History of George Gershwin's "Rhapsody In Blue"

"Rhapsody in Blue" was commissioned by Paul Whiteman for a February 12, 1924, concert entitled "An Experiment in Modern Music," which took place in Aeolian Hall in New York City. The event has since become historic specifically because of its première of the Rhapsody.

Whiteman had asked Gershwin if he wanted to write a "jazz-influenced concert piece" for the Aeolian Hall concert. Gershwin accepted, but forgot about the assignment. On January 3, 1924, George's brother, Ira, shocked him by showing him a story in the New York Tribune announcing that Gershwin was "at work on a Jazz concerto" to be premiered that February 12. He hastily set about composing a piece, and on a train journey to Boston, ideas of the concerto came to his mind.

Later, Gershwin wrote:

"It was on the train, with its steely rhythms, its rattly-bang, that is so often stimulating to a composer.
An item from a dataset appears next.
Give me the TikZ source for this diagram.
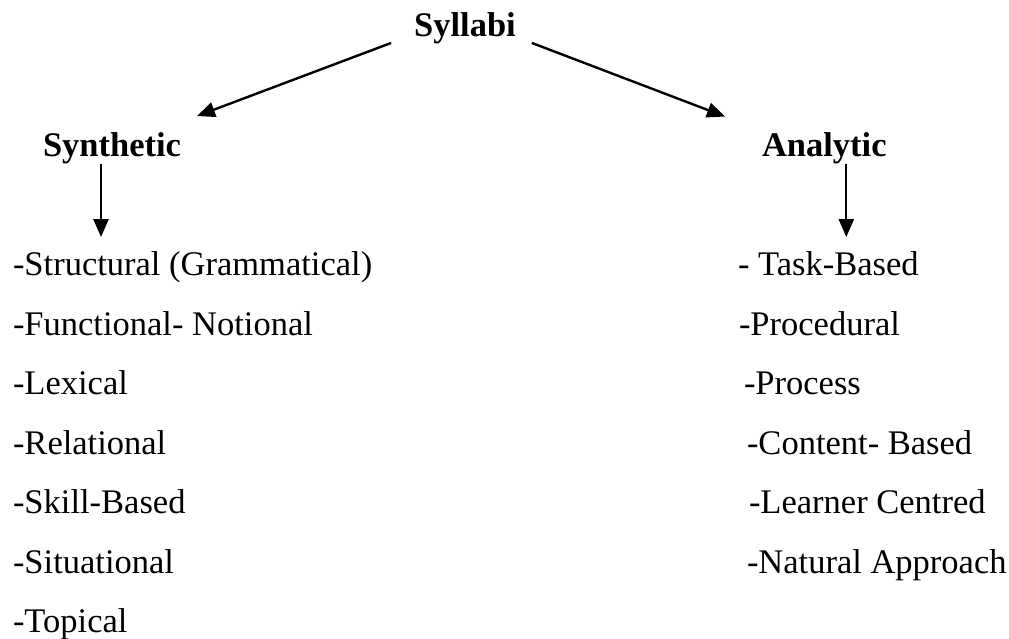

I frequently hear music in the very heart of the noise... And there I suddenly heard, and even saw on paper, the complete construction of the Rhapsody, from beginning to end. No new themes came to me, but I worked on the thematic material already in my mind and tried to conceive the composition as a whole. I heard it as a sort of musical kaleidoscope of America, of our vast melting pot, of our unduplicated national pep, of our blues, our metropolitan madness. By the time I reached Boston I had a definite plot of the piece, as distinguished from its actual substance."

In three weeks, "Rhapsody in Blue" was born. However, due to the lack of time, Gershwin did not write out the piano part, only the band parts. As a result, he improvised some of what he was playing. He didn't write out the piano part until after the performance--so we don't know what the original concerto really sounded like.